Retype the data exactly, from its first line to the line containing "ax = fig.add_axes([0.1252, 0.1408, 0.857, 0.7414])", including both, and skip any picture.

━━━ AVAILABLE DATA

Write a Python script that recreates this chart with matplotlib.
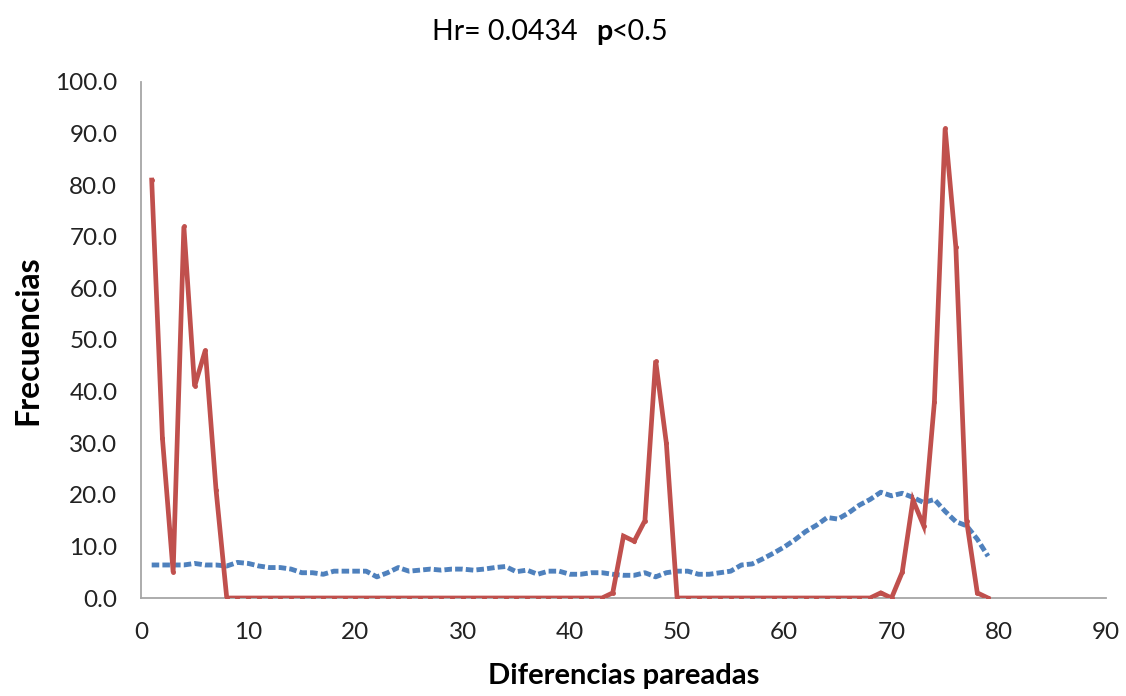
import matplotlib
matplotlib.use('Agg')
import matplotlib.pyplot as plt

plt.rcParams['font.family'] = ['Lato', 'DejaVu Sans']

# pairwise differences 1..79
dif = list(range(1, 80))

# observed (red solid)
obs = [81, 31, 5, 72, 41, 48, 21] + [0] * 36 + [1, 12, 11, 15, 46, 30] + [0] * 19 + \
      [1, 0, 5, 19, 14, 38, 91, 68, 15, 1, 0]

# expected (blue dotted)
esp = [6.4, 6.4, 6.4, 6.4, 6.7, 6.4, 6.4, 6.2, 6.9, 6.7,
       6.2, 5.9, 5.9, 5.6, 4.9, 4.9, 4.6, 5.2, 5.2, 5.2,
       5.2, 4.1, 4.9, 5.9, 5.2, 5.4, 5.6, 5.4, 5.6, 5.6,
       5.4, 5.6, 5.9, 6.1, 5.1, 5.4, 4.6, 5.2, 5.2, 4.6,
       4.6, 4.9, 4.9, 4.6, 4.4, 4.4, 4.9, 4.1, 4.9, 5.2,
       5.2, 4.6, 4.6, 4.9, 5.2, 6.4, 6.6, 7.6, 8.7, 9.9,
       11.3, 12.9, 14.1, 15.6, 15.3, 16.5, 18.0, 19.1, 20.5, 19.8,
       20.3, 19.5, 18.5, 19.1, 16.8, 14.8, 14.0, 11.4, 8.1]

yticks = [0, 10, 20, 30, 40, 50, 60, 70, 80, 90, 100]
xticks = [0, 10, 20, 30, 40, 50, 60, 70, 80, 90]

fig = plt.figure(figsize=(11.26, 6.96), dpi=100)
ax = fig.add_axes([0.1252, 0.1408, 0.857, 0.7414])

ax.plot(dif, esp, color='#4F81BD', lw=3.5, linestyle=(0, (1.55, 0.65)),
        dash_capstyle='butt', zorder=2)
ax.plot(dif, obs, color='#C0504D', lw=3.4, marker='o', markersize=2.5,
        solid_joinstyle='miter', zorder=3)

ax.set_xlim(0, 90)
ax.set_ylim(0, 100)
ax.set_xticks(xticks)
ax.set_yticks(yticks)
ax.set_yticklabels(['%.1f' % v for v in yticks])
ax.tick_params(length=0, labelsize=17.5, colors='#222222')
ax.tick_params(axis='y', pad=17)
ax.tick_params(axis='x', pad=17)

for s in ['top', 'right']:
    ax.spines[s].set_visible(False)
for s in ['left', 'bottom']:
    ax.spines[s].set_color('#A6A6A6')
    ax.spines[s].set_linewidth(1.3)

ax.set_ylabel('Frecuencias', fontsize=23, fontweight='bold', labelpad=9)
ax.set_xlabel('Diferencias pareadas', fontsize=21, fontweight='bold', labelpad=15)

# title with bold p
fig.text(578 / 1126, 1 - 32 / 696, 'Hr= 0.0434', ha='right', va='center', fontsize=20.5)
fig.text(596 / 1126, 1 - 32 / 696, 'p', ha='left', va='center', fontsize=20.5, fontweight='bold')
fig.text(612 / 1126, 1 - 32 / 696, '<0.5', ha='left', va='center', fontsize=20.5)

fig.savefig('out.png', dpi=100)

━━━━━━

> [RIGHT ANSWER]
Write a Python script that recreates this chart with matplotlib.
import matplotlib
matplotlib.use('Agg')
import matplotlib.pyplot as plt

plt.rcParams['font.family'] = ['Lato', 'DejaVu Sans']

# pairwise differences 1..79
dif = list(range(1, 80))

# observed (red solid)
obs = [81, 31, 5, 72, 41, 48, 21] + [0] * 36 + [1, 12, 11, 15, 46, 30] + [0] * 19 + \
      [1, 0, 5, 19, 14, 38, 91, 68, 15, 1, 0]

# expected (blue dotted)
esp = [6.4, 6.4, 6.4, 6.4, 6.7, 6.4, 6.4, 6.2, 6.9, 6.7,
       6.2, 5.9, 5.9, 5.6, 4.9, 4.9, 4.6, 5.2, 5.2, 5.2,
       5.2, 4.1, 4.9, 5.9, 5.2, 5.4, 5.6, 5.4, 5.6, 5.6,
       5.4, 5.6, 5.9, 6.1, 5.1, 5.4, 4.6, 5.2, 5.2, 4.6,
       4.6, 4.9, 4.9, 4.6, 4.4, 4.4, 4.9, 4.1, 4.9, 5.2,
       5.2, 4.6, 4.6, 4.9, 5.2, 6.4, 6.6, 7.6, 8.7, 9.9,
       11.3, 12.9, 14.1, 15.6, 15.3, 16.5, 18.0, 19.1, 20.5, 19.8,
       20.3, 19.5, 18.5, 19.1, 16.8, 14.8, 14.0, 11.4, 8.1]

yticks = [0, 10, 20, 30, 40, 50, 60, 70, 80, 90, 100]
xticks = [0, 10, 20, 30, 40, 50, 60, 70, 80, 90]

fig = plt.figure(figsize=(11.26, 6.96), dpi=100)
ax = fig.add_axes([0.1252, 0.1408, 0.857, 0.7414])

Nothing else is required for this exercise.